Keep the pictures out of the copy and print all the entries below exactly.

[SOURCE DATA start]

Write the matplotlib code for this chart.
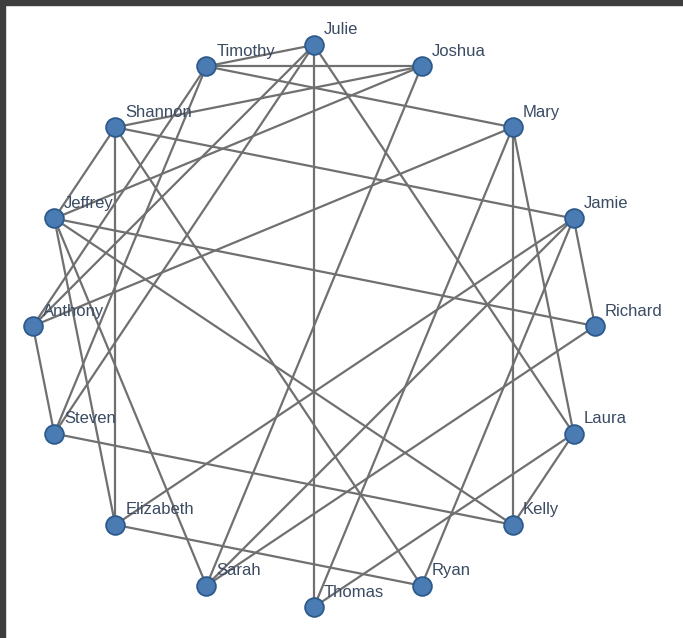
import numpy as np
import matplotlib.pyplot as plt
from matplotlib.patches import Rectangle

# people, clockwise starting at the top of the circle
names = ['Julie', 'Joshua', 'Mary', 'Jamie', 'Richard', 'Laura', 'Kelly', 'Ryan',
         'Thomas', 'Sarah', 'Elizabeth', 'Steven', 'Anthony', 'Jeffrey', 'Shannon', 'Timothy']

links = [
    ('Julie', 'Timothy'), ('Julie', 'Thomas'), ('Julie', 'Anthony'),
    ('Julie', 'Steven'), ('Julie', 'Laura'),
    ('Timothy', 'Joshua'), ('Timothy', 'Mary'), ('Timothy', 'Anthony'), ('Timothy', 'Steven'),
    ('Joshua', 'Shannon'), ('Joshua', 'Jeffrey'), ('Joshua', 'Sarah'),
    ('Mary', 'Anthony'), ('Mary', 'Thomas'), ('Mary', 'Kelly'), ('Mary', 'Laura'),
    ('Jamie', 'Shannon'), ('Jamie', 'Richard'), ('Jamie', 'Elizabeth'),
    ('Jamie', 'Sarah'), ('Jamie', 'Ryan'),
    ('Richard', 'Jeffrey'), ('Richard', 'Sarah'),
    ('Laura', 'Kelly'), ('Laura', 'Thomas'),
    ('Kelly', 'Steven'), ('Kelly', 'Jeffrey'),
    ('Ryan', 'Elizabeth'), ('Ryan', 'Shannon'),
    ('Sarah', 'Jeffrey'),
    ('Elizabeth', 'Shannon'), ('Elizabeth', 'Jeffrey'),
    ('Steven', 'Anthony'),
    ('Jeffrey', 'Shannon'),
]


def circle_layout(labels):
    ang = 2 * np.pi * np.arange(len(labels)) / len(labels)
    return {n: (np.sin(a), np.cos(a)) for n, a in zip(labels, ang)}


def draw_graph(pos):
    fig = plt.figure(figsize=(6.83, 6.38), dpi=100)
    ax = fig.add_axes([0, 0, 1, 1])
    ax.set_xlim(-1.117, 1.313)
    ax.set_ylim(-1.110, 1.160)
    ax.axis('off')

    for a, b in links:
        ax.plot([pos[a][0], pos[b][0]], [pos[a][1], pos[b][1]],
                color='#707070', lw=1.6, zorder=1, solid_capstyle='round')

    xs = [pos[n][0] for n in names]
    ys = [pos[n][1] for n in names]
    ax.scatter(xs, ys, s=13.5 ** 2, color='#4a7bb2', edgecolor='#2d5a8c',
               linewidth=1.3, zorder=3)

    for n in names:
        ax.annotate(n, pos[n], xytext=(10, 15), textcoords='offset pixels',
                    ha='left', va='center', fontsize=12, color='#3a4b62',
                    family='Liberation Sans', zorder=2)

    # dark frame on the top and left edge
    fig.patches.append(Rectangle((0, 1 - 5 / 638), 1, 5 / 638, transform=fig.transFigure,
                                 color='#3d3d3d', zorder=0))
    fig.patches.append(Rectangle((0, 0), 5 / 683, 1, transform=fig.transFigure,
                                 color='#3d3d3d', zorder=0))
    return fig


def main():
    pos = circle_layout(names)
    fig = draw_graph(pos)
    fig.savefig('out.png', dpi=100)


if __name__ == '__main__':
    main()
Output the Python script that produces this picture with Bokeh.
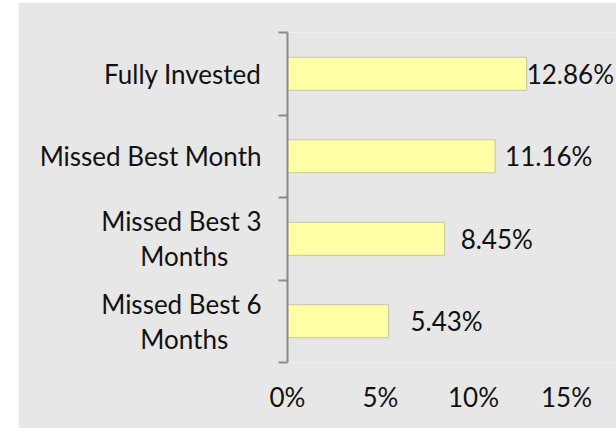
from bokeh.plotting import figure
from bokeh.models import FixedTicker, PrintfTickFormatter, ColumnDataSource, Spacer, Range1d
from bokeh.layouts import row, column
from bokeh.core.properties import value
from bokeh.embed import file_html
from bokeh.resources import INLINE

NB = "\u00a0" * 5  # keeps the second line visually centred under the first

# ---- data ----
categories = ["Fully Invested", "Missed Best Month", "Missed Best 3\nMonths" + NB, "Missed Best 6\nMonths" + NB]
values = [12.86, 11.16, 8.45, 5.43]
value_labels = ["12.86%", "11.16%", "8.45%", "5.43%"]
x_ticks = [0, 5, 10, 15]

# ---- styles ----
label_gap_px = [0, 10, 16, 22]
FONT = "Lato"
FS = "26px"
BG = "#e7e7e7"
AXIS = "#8a8a8a"
TXT = "#111111"

n = len(categories)
ypos = [n - 1 - i + 0.5 for i in range(n)]

src = ColumnDataSource(dict(y=ypos, v=values, lab=value_labels, gap=label_gap_px))

p = figure(width=598, height=426, output_backend="svg", toolbar_location=None,
           x_range=Range1d(0, 17.69), y_range=Range1d(0, n),
           min_border_left=269, min_border_right=0, min_border_top=30, min_border_bottom=66)
p.background_fill_color = BG
p.border_fill_color = BG
p.outline_line_color = None
p.grid.visible = False

p.hbar(y="y", right="v", left=0, height=0.4, source=src,
       fill_color="#ffffa6", line_color="#c4c4a8", line_width=1)

p.text(x="v", y="y", text="lab", x_offset="gap", source=src,
       text_font=value(FONT), text_font_size=FS, text_color=TXT,
       text_align="left", text_baseline="middle")

# y axis
ya = p.yaxis[0]
ya.ticker = FixedTicker(ticks=ypos, minor_ticks=list(range(n + 1)))
ya.major_label_overrides = {y: c for y, c in zip(ypos, categories)}
ya.major_tick_out = 0
ya.major_tick_in = 0
ya.minor_tick_out = 9
ya.minor_tick_in = 0
ya.minor_tick_line_color = AXIS
ya.minor_tick_line_width = 2
ya.axis_line_color = AXIS
ya.axis_line_width = 2
ya.major_label_text_font = FONT
ya.major_label_text_font_size = FS
ya.major_label_text_color = TXT
ya.major_label_standoff = 17
ya.major_label_text_line_height = 1.1

# x axis
xa = p.xaxis[0]
xa.ticker = FixedTicker(ticks=x_ticks)
xa.formatter = PrintfTickFormatter(format="%d%%")
xa.axis_line_color = None
xa.major_tick_line_color = None
xa.minor_tick_line_color = None
xa.major_label_text_font = FONT
xa.major_label_text_font_size = FS
xa.major_label_text_color = TXT
xa.major_label_standoff = 12

layout = column(Spacer(width=616, height=2), row(Spacer(width=18, height=426), p))
open("out.html", "w").write(file_html(layout, INLINE))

[SOURCE DATA end]

**SOLVED EXERCISE**
Write the matplotlib code for this chart.
import numpy as np
import matplotlib.pyplot as plt
from matplotlib.patches import Rectangle

# people, clockwise starting at the top of the circle
names = ['Julie', 'Joshua', 'Mary', 'Jamie', 'Richard', 'Laura', 'Kelly', 'Ryan',
         'Thomas', 'Sarah', 'Elizabeth', 'Steven', 'Anthony', 'Jeffrey', 'Shannon', 'Timothy']

links = [
    ('Julie', 'Timothy'), ('Julie', 'Thomas'), ('Julie', 'Anthony'),
    ('Julie', 'Steven'), ('Julie', 'Laura'),
    ('Timothy', 'Joshua'), ('Timothy', 'Mary'), ('Timothy', 'Anthony'), ('Timothy', 'Steven'),
    ('Joshua', 'Shannon'), ('Joshua', 'Jeffrey'), ('Joshua', 'Sarah'),
    ('Mary', 'Anthony'), ('Mary', 'Thomas'), ('Mary', 'Kelly'), ('Mary', 'Laura'),
    ('Jamie', 'Shannon'), ('Jamie', 'Richard'), ('Jamie', 'Elizabeth'),
    ('Jamie', 'Sarah'), ('Jamie', 'Ryan'),
    ('Richard', 'Jeffrey'), ('Richard', 'Sarah'),
    ('Laura', 'Kelly'), ('Laura', 'Thomas'),
    ('Kelly', 'Steven'), ('Kelly', 'Jeffrey'),
    ('Ryan', 'Elizabeth'), ('Ryan', 'Shannon'),
    ('Sarah', 'Jeffrey'),
    ('Elizabeth', 'Shannon'), ('Elizabeth', 'Jeffrey'),
    ('Steven', 'Anthony'),
    ('Jeffrey', 'Shannon'),
]


def circle_layout(labels):
    ang = 2 * np.pi * np.arange(len(labels)) / len(labels)
    return {n: (np.sin(a), np.cos(a)) for n, a in zip(labels, ang)}


def draw_graph(pos):
    fig = plt.figure(figsize=(6.83, 6.38), dpi=100)
    ax = fig.add_axes([0, 0, 1, 1])
    ax.set_xlim(-1.117, 1.313)
    ax.set_ylim(-1.110, 1.160)
    ax.axis('off')

    for a, b in links:
        ax.plot([pos[a][0], pos[b][0]], [pos[a][1], pos[b][1]],
                color='#707070', lw=1.6, zorder=1, solid_capstyle='round')

    xs = [pos[n][0] for n in names]
    ys = [pos[n][1] for n in names]
    ax.scatter(xs, ys, s=13.5 ** 2, color='#4a7bb2', edgecolor='#2d5a8c',
               linewidth=1.3, zorder=3)

    for n in names:
        ax.annotate(n, pos[n], xytext=(10, 15), textcoords='offset pixels',
                    ha='left', va='center', fontsize=12, color='#3a4b62',
                    family='Liberation Sans', zorder=2)

    # dark frame on the top and left edge
    fig.patches.append(Rectangle((0, 1 - 5 / 638), 1, 5 / 638, transform=fig.transFigure,
                                 color='#3d3d3d', zorder=0))
    fig.patches.append(Rectangle((0, 0), 5 / 683, 1, transform=fig.transFigure,
                                 color='#3d3d3d', zorder=0))
    return fig


def main():
    pos = circle_layout(names)
    fig = draw_graph(pos)
    fig.savefig('out.png', dpi=100)


if __name__ == '__main__':
    main()
Output the Python script that produces this picture with Bokeh.
from bokeh.plotting import figure
from bokeh.models import FixedTicker, PrintfTickFormatter, ColumnDataSource, Spacer, Range1d
from bokeh.layouts import row, column
from bokeh.core.properties import value
from bokeh.embed import file_html
from bokeh.resources import INLINE

NB = "\u00a0" * 5  # keeps the second line visually centred under the first

# ---- data ----
categories = ["Fully Invested", "Missed Best Month", "Missed Best 3\nMonths" + NB, "Missed Best 6\nMonths" + NB]
values = [12.86, 11.16, 8.45, 5.43]
value_labels = ["12.86%", "11.16%", "8.45%", "5.43%"]
x_ticks = [0, 5, 10, 15]

# ---- styles ----
label_gap_px = [0, 10, 16, 22]
FONT = "Lato"
FS = "26px"
BG = "#e7e7e7"
AXIS = "#8a8a8a"
TXT = "#111111"

n = len(categories)
ypos = [n - 1 - i + 0.5 for i in range(n)]

src = ColumnDataSource(dict(y=ypos, v=values, lab=value_labels, gap=label_gap_px))

p = figure(width=598, height=426, output_backend="svg", toolbar_location=None,
           x_range=Range1d(0, 17.69), y_range=Range1d(0, n),
           min_border_left=269, min_border_right=0, min_border_top=30, min_border_bottom=66)
p.background_fill_color = BG
p.border_fill_color = BG
p.outline_line_color = None
p.grid.visible = False

p.hbar(y="y", right="v", left=0, height=0.4, source=src,
       fill_color="#ffffa6", line_color="#c4c4a8", line_width=1)

p.text(x="v", y="y", text="lab", x_offset="gap", source=src,
       text_font=value(FONT), text_font_size=FS, text_color=TXT,
       text_align="left", text_baseline="middle")

# y axis
ya = p.yaxis[0]
ya.ticker = FixedTicker(ticks=ypos, minor_ticks=list(range(n + 1)))
ya.major_label_overrides = {y: c for y, c in zip(ypos, categories)}
ya.major_tick_out = 0
ya.major_tick_in = 0
ya.minor_tick_out = 9
ya.minor_tick_in = 0
ya.minor_tick_line_color = AXIS
ya.minor_tick_line_width = 2
ya.axis_line_color = AXIS
ya.axis_line_width = 2
ya.major_label_text_font = FONT
ya.major_label_text_font_size = FS
ya.major_label_text_color = TXT
ya.major_label_standoff = 17
ya.major_label_text_line_height = 1.1

# x axis
xa = p.xaxis[0]
xa.ticker = FixedTicker(ticks=x_ticks)
xa.formatter = PrintfTickFormatter(format="%d%%")
xa.axis_line_color = None
xa.major_tick_line_color = None
xa.minor_tick_line_color = None
xa.major_label_text_font = FONT
xa.major_label_text_font_size = FS
xa.major_label_text_color = TXT
xa.major_label_standoff = 12

layout = column(Spacer(width=616, height=2), row(Spacer(width=18, height=426), p))
open("out.html", "w").write(file_html(layout, INLINE))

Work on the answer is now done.